TKE tendency terms in the LES

The TKE tendency terms were calculated as

$$\begin{aligned} \frac{\partial }{\partial t}\left( \frac{1}{2} \overline{u_{k}^{\prime } u_{k}^{\prime }} + {\overline{e}} \right) = \underbrace{- (\overline{u_k^\prime w^\prime } - 2\overline{\nu s_{k3}}) \frac{\partial \overline{u_k}}{\partial z}}_{{\mathcal{P}}_s} \underbrace{+ \overline{w^\prime b^\prime } - \overline{\kappa \frac{\partial b}{\partial z}}}_{{\mathcal{P}}_b} \underbrace{- \frac{\partial }{\partial z}\left( \frac{1}{2}\overline{u_k^\prime u_k^\prime w^\prime } + \frac{\overline{\pi ^\prime w^\prime }}{\rho _0} + \overline{w^\prime e} + 2 \overline{u_k^{\prime } \nu s_{k3}} + 2 \overline{\nu \frac{\partial e}{\partial z}} \right) }_{{\mathcal{P}}_t} \underbrace{ - {\overline{\varepsilon }}}_{{\mathcal{D}}_s}, \end{aligned}$$
(21)

where \(u_i\) represents the velocity components \((u,\upsilon ,w)\) in the \(x_i\) direction, \(x_i (i = 1, 2, 3)\) denotes the Cartesian coordinates (xyz), b is buoyancy, \(\pi = p +2 \rho _0 e/3\) is modified pressure, p is pressure, and \(s_{ij} \equiv (\partial u_i/\partial x_j + \partial u_j/\partial x_i)/2\). The subgrid-scale kinetic energy (e), eddy viscosity (\(\nu\)), eddy diffusivity (\(\kappa\)), and dissipation rate (\(\varepsilon\)) were calculated using sub-grid scale parameterization50,51. The overbar represents the horizontal average, and the prime indicates anomalies from the horizontal average. In the above equation, \({\mathcal{P}}_s\), \({\mathcal{P}}_b\), \({\mathcal{P}}_t\), and \({\mathcal{D}}_s\) represent the rates of shear production, buoyancy production, convergence of vertical transport of the TKE, and dissipation of the TKE, respectively. (Note that they are a function of z.)

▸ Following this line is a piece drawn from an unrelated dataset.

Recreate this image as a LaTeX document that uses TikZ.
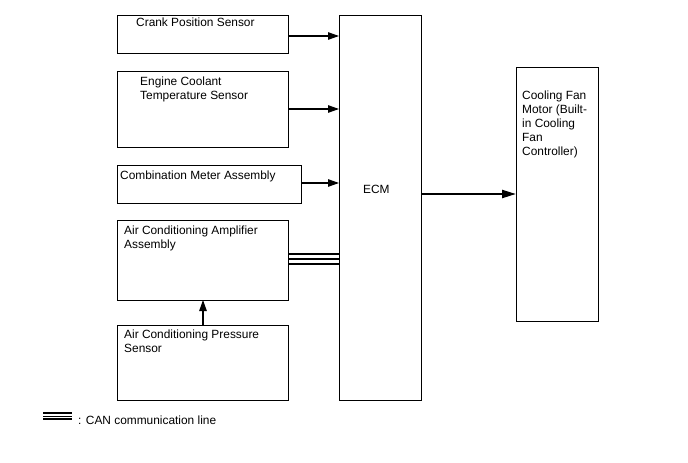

Functional forms of the \(P_s^S\) and \(P_t^S\) scalings

In the pure ST simulations, the normalized \(P_s\) is almost linearly proportional to \(\mathrm{Ro}\) at large \(\mathrm{Ro}\), but the slope increases for smaller \(\mathrm{Ro}\) (Fig. 2a). Under neutral stratification, the vertical shear of the horizontal velocity (the Ekman velocity shear) decreases with depth (|z|) as \(\exp ({-|z |/L_{EKD}})\), where \(L_{EKD} \equiv U_*/f\) is the depth of the turbulent Ekman layer21. Therefore, the vertical shear at the MLD is expected to be proportional to \(\exp [-c L_{MLD}/(U_*/f)] = \exp (-c/\mathrm{Ro})\), where c is a constant. Consequently, we assume that the normalized \(P_s\) is proportional to \(\mathrm{Ro}\exp ({c/\mathrm{Ro}})\).

On the other hand, the normalized \(P_t\) at \(\mathrm{Ro} < 3\) decreases with decreasing \(\mathrm{Ro}\) but does not vary significantly with \(\mathrm{Ro}\) at \(\mathrm{Ro} > 3\) (Fig. 2b). Because the variation of this normalized \(P_t^S\) with \(\mathrm{Ro}\) is similar to that of the normalized \(P_t^C\) with \({\mathrm{Ro}_{\mathrm{b}}}\) in the pure CT simulations, we assume that the normalized \(P_t^S\) has the same functional form as the normalized \(P_t^C\) [Eq. (9)].